I've yet to see a next generation, open source solution provide this, other than Subversion, nor has anyone ever provided a credible explanation for why this requirement can be met without a client-server architecture. I'll admit that I haven't yet checked out many of the other systems listed, but I have been conducting an earnest investigation, and I'm fearful that they are like arch in relying on file-level access control, and using the "distributed" mantra as cover for dodging these important requirements.

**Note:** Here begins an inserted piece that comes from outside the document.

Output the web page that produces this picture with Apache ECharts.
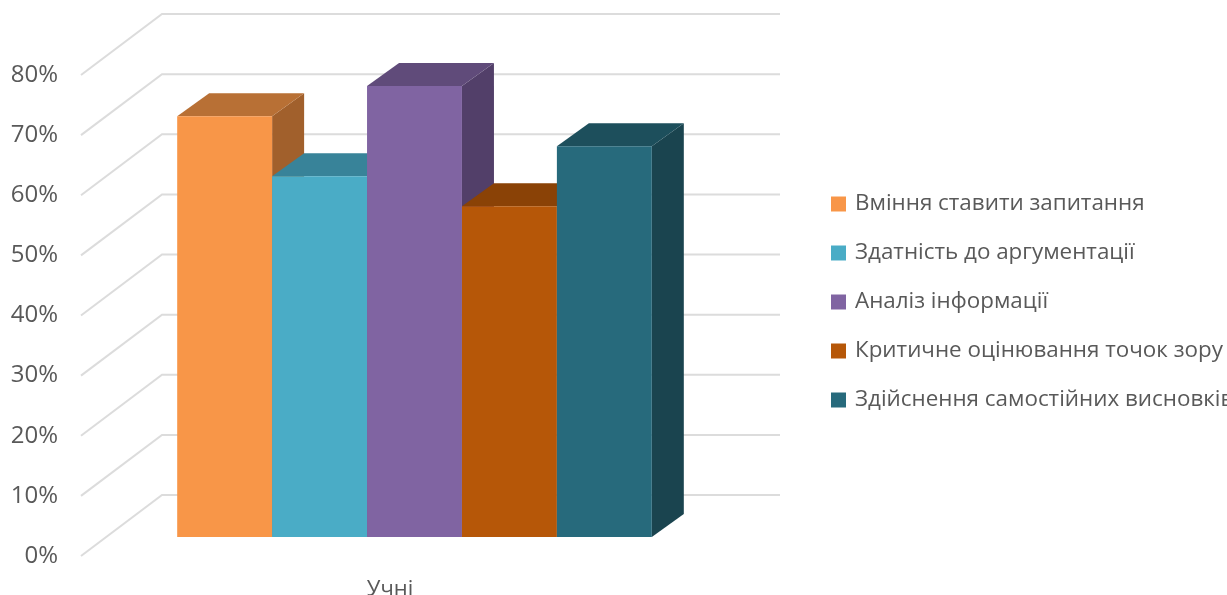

The sort of power that auditable write access provides is most vividly demonstrated by Wikipedia. As a result of having rigorous auditing of write access, they've proven that it's possible to produce a quality product by giving the whole world write access. There's plenty of vandals, but by having an audit trail and good tools for backing out changes (and blocking vandals), it's possible for the good guys to outpace the bad guys. While I wouldn't recommend the wide open approach for most projects, it provides a good example of why auditable write access isn't just for control freaks.

Does anyone here know which (if any) of the systems mentioned in the story or the comments provide auditable write access, other than Subversion?

Rob

Importance of client-server protocols

Posted Dec 6, 2004 21:26 UTC (Mon) by kevinbsmith (guest, #4778) [Link]

Your first two requirements do not require a central repository. They merely require that one repository be designated as "official". It would be backed up rigorously, and would be the source for official builds.

Distributed RCS systems offer at least two approaches to solve your write/audit concern. Some packages offer one or the other, and some offer both:

1. Use of a "patch manager" queue process. Developers submit their patches into the queue, and the patches are verified before actually being committed into that repository. The patch manager might require that all patches be signed by an authorized developer, for example.

2. Use of a "pull" model instead of a "push" model. Every developer can publish their own repository, and the official repository can pull changes directly from those sources. Systems like arch, ArX and darcs that allow any http server to host a read-only repository make this especially easy.

Also, with some systems, every patch is signed by the author, so you have a full audit trail available. Note that this audit information acutally follows the patch around, rather than merely providing protection to a single server.